Saat ini lebih dari 1.400 sekolah/madrasah sudah melaporkan komitmen tertulisnya dalam mewujudkan SRA dilengkapi dukungan dalam bentuk SK Bupati/Walikota atau sedikitnya SK Dinas PPPA setempat. Kemungkinan jumlah SRA akan terus meningkat seiring dengan meningkatnya jumlah Kota/Kabupaten Layak Anak. Namun demikian, upaya perlindungan dan penghormatan hak anak melalui SRA masih perlu diperkuat sampai di tingkat kelas. Sekolah/Madrasah yang sudah mendeklarasikan diri menjadi SRA dan praktik-praktik baik lainnya perlu didorong untuk melengkapi 6 komponen utama SRA dengan membentuk satuan tugas perlindungan anak terintegrasi ke dalam Tim Pelaksana SRA yang dipimpin Kepala Dinas Pendidikan Kota/Kabupaten.

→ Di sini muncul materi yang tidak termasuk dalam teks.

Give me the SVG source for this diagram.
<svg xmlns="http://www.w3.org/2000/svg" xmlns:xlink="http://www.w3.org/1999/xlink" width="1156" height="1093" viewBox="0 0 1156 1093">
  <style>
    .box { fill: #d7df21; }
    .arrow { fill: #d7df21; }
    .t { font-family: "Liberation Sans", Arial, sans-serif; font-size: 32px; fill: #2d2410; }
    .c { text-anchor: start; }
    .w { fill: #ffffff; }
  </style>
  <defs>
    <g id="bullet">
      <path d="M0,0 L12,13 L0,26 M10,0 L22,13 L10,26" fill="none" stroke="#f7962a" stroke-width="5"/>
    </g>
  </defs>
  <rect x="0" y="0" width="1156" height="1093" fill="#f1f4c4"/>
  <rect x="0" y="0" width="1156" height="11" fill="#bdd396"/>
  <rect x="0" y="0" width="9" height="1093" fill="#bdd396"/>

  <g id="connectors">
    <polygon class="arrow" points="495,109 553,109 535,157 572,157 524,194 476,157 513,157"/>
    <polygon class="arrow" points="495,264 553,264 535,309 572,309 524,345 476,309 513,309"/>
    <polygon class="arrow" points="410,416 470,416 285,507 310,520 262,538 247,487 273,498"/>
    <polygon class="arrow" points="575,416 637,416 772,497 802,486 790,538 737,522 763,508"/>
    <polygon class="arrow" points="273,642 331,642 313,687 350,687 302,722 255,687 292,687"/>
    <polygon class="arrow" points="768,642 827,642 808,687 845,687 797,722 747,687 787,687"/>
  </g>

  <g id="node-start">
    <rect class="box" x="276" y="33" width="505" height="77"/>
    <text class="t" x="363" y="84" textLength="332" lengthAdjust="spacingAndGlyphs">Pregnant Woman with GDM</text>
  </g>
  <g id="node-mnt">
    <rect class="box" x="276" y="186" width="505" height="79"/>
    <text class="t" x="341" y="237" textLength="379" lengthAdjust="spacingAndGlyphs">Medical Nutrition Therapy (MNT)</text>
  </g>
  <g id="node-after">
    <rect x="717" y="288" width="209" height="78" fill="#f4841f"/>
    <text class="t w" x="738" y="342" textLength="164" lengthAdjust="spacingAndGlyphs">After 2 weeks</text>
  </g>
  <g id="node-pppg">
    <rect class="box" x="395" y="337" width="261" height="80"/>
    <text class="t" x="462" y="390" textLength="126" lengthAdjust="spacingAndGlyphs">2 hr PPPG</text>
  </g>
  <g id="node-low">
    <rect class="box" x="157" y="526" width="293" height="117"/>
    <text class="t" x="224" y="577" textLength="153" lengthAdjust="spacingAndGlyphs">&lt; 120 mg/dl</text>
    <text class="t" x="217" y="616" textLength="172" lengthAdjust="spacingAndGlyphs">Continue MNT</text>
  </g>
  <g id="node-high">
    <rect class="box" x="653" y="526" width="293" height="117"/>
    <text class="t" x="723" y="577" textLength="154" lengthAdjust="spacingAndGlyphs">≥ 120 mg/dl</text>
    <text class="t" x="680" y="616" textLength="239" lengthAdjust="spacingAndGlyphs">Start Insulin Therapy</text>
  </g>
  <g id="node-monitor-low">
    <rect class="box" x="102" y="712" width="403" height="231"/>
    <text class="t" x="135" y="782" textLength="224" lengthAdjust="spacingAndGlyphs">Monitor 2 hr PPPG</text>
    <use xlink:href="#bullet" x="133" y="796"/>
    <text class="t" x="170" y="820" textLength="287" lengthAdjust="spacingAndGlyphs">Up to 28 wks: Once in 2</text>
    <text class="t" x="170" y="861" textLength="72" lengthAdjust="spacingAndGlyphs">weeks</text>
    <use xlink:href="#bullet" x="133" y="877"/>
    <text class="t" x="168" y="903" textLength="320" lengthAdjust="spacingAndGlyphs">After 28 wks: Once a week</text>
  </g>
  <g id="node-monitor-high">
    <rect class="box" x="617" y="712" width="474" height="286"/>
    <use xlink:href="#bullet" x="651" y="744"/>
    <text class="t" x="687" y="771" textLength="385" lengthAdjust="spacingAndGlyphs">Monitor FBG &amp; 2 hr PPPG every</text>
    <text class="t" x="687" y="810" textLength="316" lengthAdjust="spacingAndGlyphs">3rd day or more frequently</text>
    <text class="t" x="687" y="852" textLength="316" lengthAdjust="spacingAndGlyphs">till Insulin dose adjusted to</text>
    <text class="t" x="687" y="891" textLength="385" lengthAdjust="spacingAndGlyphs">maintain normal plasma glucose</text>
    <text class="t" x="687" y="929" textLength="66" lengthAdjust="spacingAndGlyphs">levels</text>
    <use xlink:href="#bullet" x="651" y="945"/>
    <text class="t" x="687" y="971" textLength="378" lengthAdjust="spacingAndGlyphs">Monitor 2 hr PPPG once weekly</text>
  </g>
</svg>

Pelatihan KHA bagi guru dan tenaga pendidik perlu diperkuat dalam bentuk supervisi dari para pengawas. Para pengawas sebaiknya terlatih KHA dan SRA sebelum memfasilitasi pelatihan dan pendampingan penyusunan RKAS dan pembelajaran yang ramah anak.  Peningkatan partisipasi orang tua/wali yang dilaksanakan Direktorat Pembinaan Pendidikan Keluarga dalm beraneka inovasi perlu mendapat dukungan penuh dari serikat pekerja profesi guru terutama dalam hal pengasuhan dan disiplin positif di rumah dan sekolah/madrasah. Dengan demikian pencegahan dan penanganan kekerasan, kejahatan seksual, bullying, Napza, pornografi dan beraneka ragam perlakuan salah lainnya terhadap anak di satuan pendidikan melalui gerakan SRA dirasakan manfaatnya oleh anak-anak bangsa.